In April 2025 the Supreme Court of Appeal held on the facts that an alleged oral agreement between two family trusts was not valid and binding because there was no meeting of the minds between the negotiating parties, particularly as to the purchase price for the shares.
The parties had fallen out and, at an annual general meeting of the company whose shares were under discussion, the individuals representing the two trusts discussed the possible terms of the sale to ensure the continuation of the business. The seller understood that a payment would be made of R25 million to the selling trust after settling the tax liability that arose from the sale. The buyer understood that the buying trust would not settle the tax liability. The sale price on either version was markedly different. Evidence revealed that the seller could have proposed further conditions for the deal because the attorney for the company would draft an agreement of sale so that the seller would have “someone look at it”. Secondly, the minutes showed that the proposal was made on a without prejudice basis.
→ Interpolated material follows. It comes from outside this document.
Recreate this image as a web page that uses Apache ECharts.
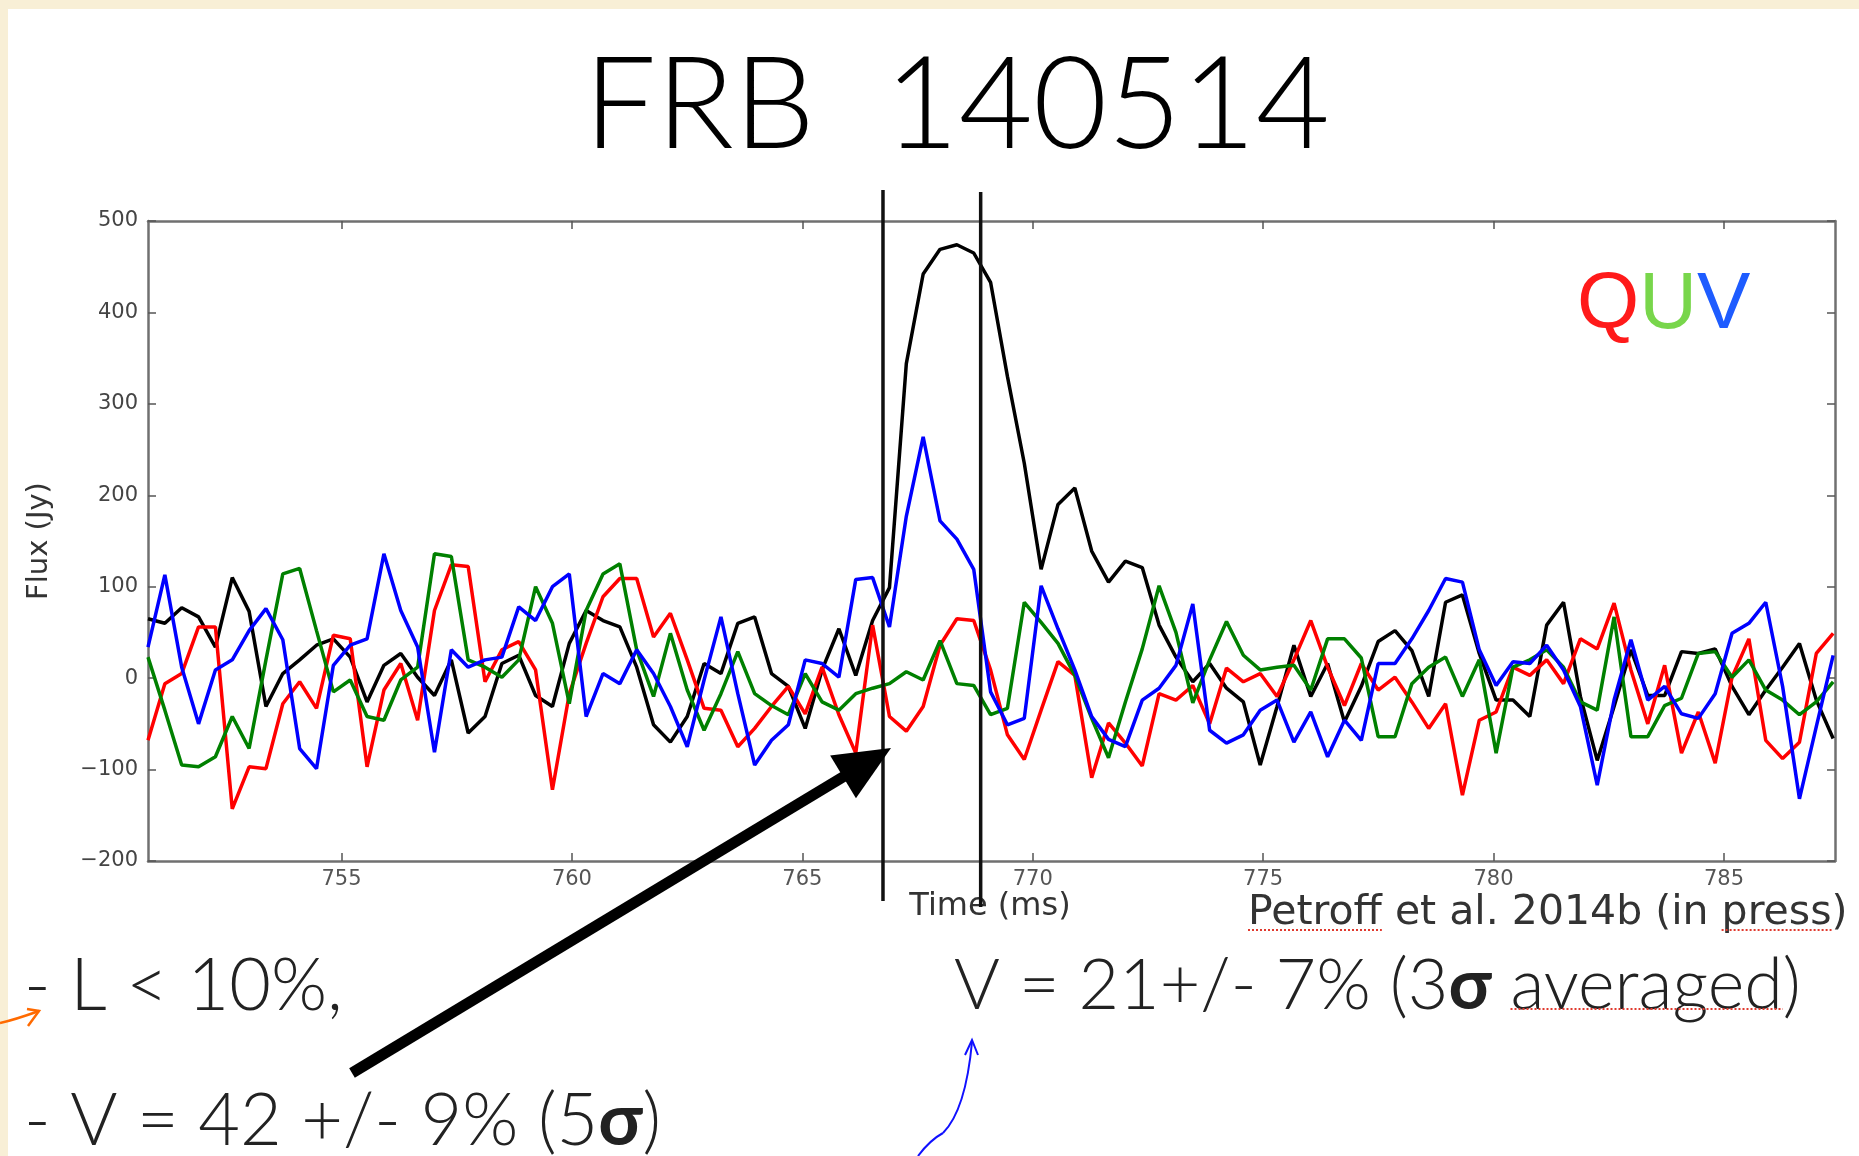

Thirdly, the seller said he did not want to argue about the terms in front of the company’s attorney, which meant more than simply reducing the agreement already reached to writing. Lastly, the conduct of the buyer after the sale was inconsistent with their case, that an agreement had been reached. The fact that the tax issue was not an essential of an agreement of sale did not nullify the evidence that the seller wanted R25 million after tax. These facts demonstrated the absence of the meeting of minds on the price. In the circumstances, no valid and legally binding agreement was concluded.
It is no easy thing to persuade anyone that a sale of shares agreement is entered into orally in a discussion of the basic terms. Clear evidence of agreement on all the necessary terms would be required. It is worth bearing in mind that conduct subsequent to a contract being entered into, or allegedly entered into, may be taken into account in deciding the validity of the contract or the interpretation of any ambiguity.